Use the Mean value theorem to show that this equation has exactly two solutions...

Well I know the mean value theorem is

f'(c)= f(b)-f(a)/b-a

this is the f'(x)

how do we use the first derivative to show a solutions ??

Once again sorry guys- I'm just first year maths student :)

I'm just doing past papers and like they never taught us how to use mean value theorem but its in the exam ???????????

The notes only go in brief ?
• May 31st 2009, 09:39 AM
CaptainBlack
Quote:

Originally Posted by Khonics89
Suppose xe^-x=(x-1)^2

Use the Mean value theorem to show that this equation has exactly two solutions...

Well I know the mean value theorem is

f'(c)= f(b)-f(a)/b-a

this is the f'(x)

how do we use the first derivative to show a solutions ??

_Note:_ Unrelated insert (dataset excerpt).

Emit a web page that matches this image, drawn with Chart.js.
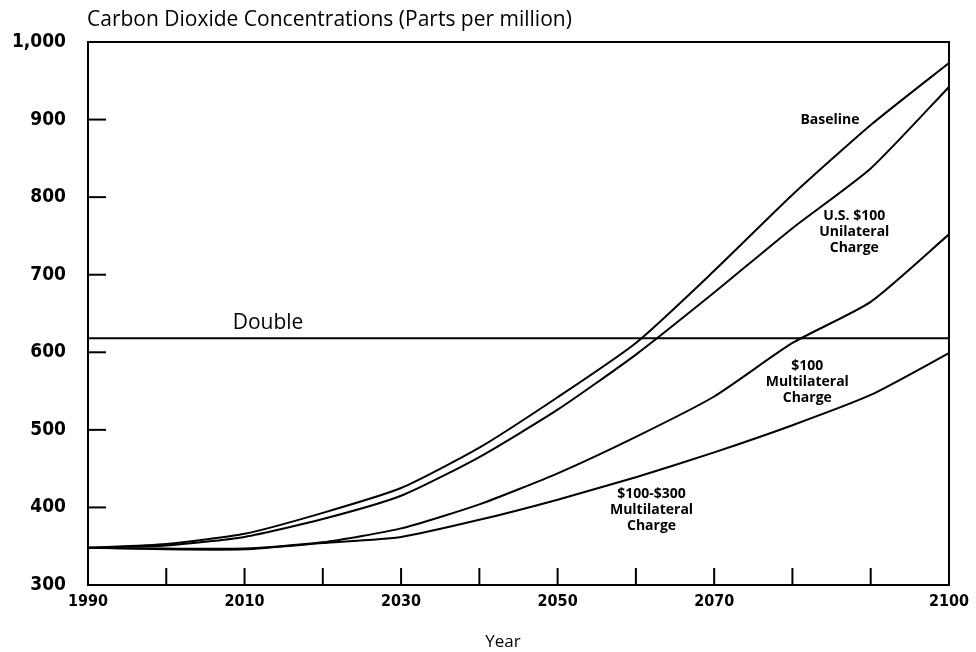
<!DOCTYPE html>
<html>
<head>
    <title>Carbon Dioxide Concentrations</title>
    <script src="https://cdn.jsdelivr.net/npm/chart.js"></script>
    <style>
        body { margin: 0; background: #fff; }
        .chart-container { width: 976px; height: 652px; }
    </style>
</head>
<body>
    <div class="chart-container">
        <canvas id="co2Chart" width="976" height="652"></canvas>
    </div>

    <script>
// values (ppm)
var years = [1990, 2000, 2010, 2020, 2030, 2040, 2050, 2060, 2070, 2080, 2090, 2100];
var baseline = [348, 353, 366, 393, 425, 477, 542, 612, 705, 803, 893, 973];
var usUnilateral = [348, 351, 362, 385, 415, 465, 526, 597, 677, 760, 837, 942];
var multilateral100 = [348, 347, 347, 355, 373, 404, 444, 491, 543, 612, 665, 752];
var multilateral100to300 = [348, 346, 346, 354, 362, 384, 410, 439, 471, 506, 545, 599];
var doubleLevel = 618;

var xTickLabels = [1990, 2010, 2030, 2050, 2070, 2100];
var yTickValues = [300, 400, 500, 600, 700, 800, 900, 1000];

var titleText = 'Carbon Dioxide Concentrations (Parts per million)';
var xTitleText = 'Year';
var doubleText = 'Double';

// label text with the year/value it sits near
var seriesLabels = [
    { lines: ['Baseline'], x: 2084.8, y: 899 },
    { lines: ['U.S. $100', 'Unilateral', 'Charge'], x: 2087.9, y: 776 },
    { lines: ['$100', 'Multilateral', 'Charge'], x: 2081.9, y: 582 },
    { lines: ['$100-$300', 'Multilateral', 'Charge'], x: 2062, y: 417 }
];

function toPoints(values) {
    return values.map(function(v, i) { return { x: years[i], y: v }; });
}

var decorPlugin = {
    id: 'decor',
    afterDraw: function(chart) {
        var ctx = chart.ctx;
        var area = chart.chartArea;
        var xs = chart.scales.x;
        var ys = chart.scales.y;
        ctx.save();
        ctx.strokeStyle = '#000';
        ctx.fillStyle = '#000';

        // frame
        ctx.lineWidth = 2;
        ctx.strokeRect(area.left, area.top, area.right - area.left, area.bottom - area.top);

        // inward ticks on x
        for (var yr = 2000; yr < 2100; yr += 10) {
            var px = xs.getPixelForValue(yr);
            ctx.beginPath();
            ctx.moveTo(px, area.bottom);
            ctx.lineTo(px, area.bottom - 17);
            ctx.stroke();
        }
        // inward ticks on y
        for (var v = 400; v < 1000; v += 100) {
            var py = ys.getPixelForValue(v);
            ctx.beginPath();
            ctx.moveTo(area.left, py);
            ctx.lineTo(area.left + 18, py);
            ctx.stroke();
        }

        // double line
        var dy = ys.getPixelForValue(doubleLevel);
        ctx.lineWidth = 2;
        ctx.beginPath();
        ctx.moveTo(area.left, dy);
        ctx.lineTo(area.right, dy);
        ctx.stroke();

        ctx.font = '21px "Open Sans"';
        ctx.textAlign = 'center';
        ctx.textBaseline = 'middle';
        ctx.fillText(doubleText, xs.getPixelForValue(2013), dy - 15);

        // title
        ctx.textAlign = 'left';
        ctx.font = '21px "Open Sans"';
        ctx.fillText(titleText, 87, 20);

        // x title
        ctx.textAlign = 'center';
        ctx.font = '17px "Open Sans"';
        ctx.fillText(xTitleText, 503, 642);

        // series labels
        ctx.font = 'bold 14px "Open Sans"';
        seriesLabels.forEach(function(lbl) {
            var cx = xs.getPixelForValue(lbl.x);
            var cy = ys.getPixelForValue(lbl.y);
            lbl.lines.forEach(function(t, i) {
                ctx.fillText(t, cx, cy + i * 16);
            });
        });
        ctx.restore();
    }
};

var lineStyle = {
    borderColor: '#000',
    borderWidth: 2,
    pointRadius: 0,
    fill: false,
    tension: 0.2
};

var co2Chart = new Chart(document.getElementById('co2Chart'), {
    type: 'line',
    data: {
        datasets: [
            Object.assign({ label: 'Baseline', data: toPoints(baseline) }, lineStyle),
            Object.assign({ label: 'U.S. $100 Unilateral Charge', data: toPoints(usUnilateral) }, lineStyle),
            Object.assign({ label: '$100 Multilateral Charge', data: toPoints(multilateral100) }, lineStyle),
            Object.assign({ label: '$100-$300 Multilateral Charge', data: toPoints(multilateral100to300) }, lineStyle)
        ]
    },
    options: {
        responsive: false,
        animation: false,
        layout: { padding: { top: 42, right: 26, bottom: 0, left: 0 } },
        plugins: {
            legend: { display: false },
            tooltip: { enabled: false }
        },
        scales: {
            x: {
                type: 'linear',
                min: 1990,
                max: 2100,
                grid: { display: false, drawTicks: false },
                border: { display: false },
                afterFit: function(s) { s.height = 67; },
                afterBuildTicks: function(s) {
                    s.ticks = xTickLabels.map(function(v) { return { value: v }; });
                },
                ticks: {
                    color: '#000',
                    padding: 7,
                    maxRotation: 0,
                    autoSkip: false,
                    font: { family: '"DejaVu Sans Condensed"', weight: 'bold', size: 16 },
                    callback: function(v) { return String(v); }
                }
            },
            y: {
                min: 300,
                max: 1000,
                grid: { display: false, drawTicks: false },
                border: { display: false },
                afterFit: function(s) { s.width = 88; },
                afterBuildTicks: function(s) {
                    s.ticks = yTickValues.map(function(v) { return { value: v }; });
                },
                ticks: {
                    color: '#000',
                    padding: 22,
                    autoSkip: false,
                    font: { family: '"DejaVu Sans Condensed"', weight: 'bold', size: 19 },
                    callback: function(v) { return v === 1000 ? '1,000' : String(v); }
                }
            }
        }
    },
    plugins: [decorPlugin]
});
    </script>
</body>
</html>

Once again sorry guys- I'm just first year maths student :)

I'm just doing past papers and like they never taught us how to use mean value theorem but its in the exam ???????????

The notes only go in brief ?

Consider:

$f(x)=xe^{-x}-(x-1)^2$

$
f'(x)=(1-x)(e^{-x}+2)
$

So $f'(x)<0$ when $x>1$, and $f'(x)>0$ when $x<1$, so we have $f(x)$ is decreasing when $x>1$ and increasing when $x<0$.

Now $f(1)>0$ and $f(0)=-1$, so by the intermediate value theorem as there is a root of $f(x)=0$ between $0$ and $1$, and there can be no other zeros less than $1$ as $f(x)$ is increasing there.

Same argument applies to $x>1$.

CB
• Jun 28th 2009, 07:39 AM
VonNemo19
I am not making the connection to the mean value theorem here...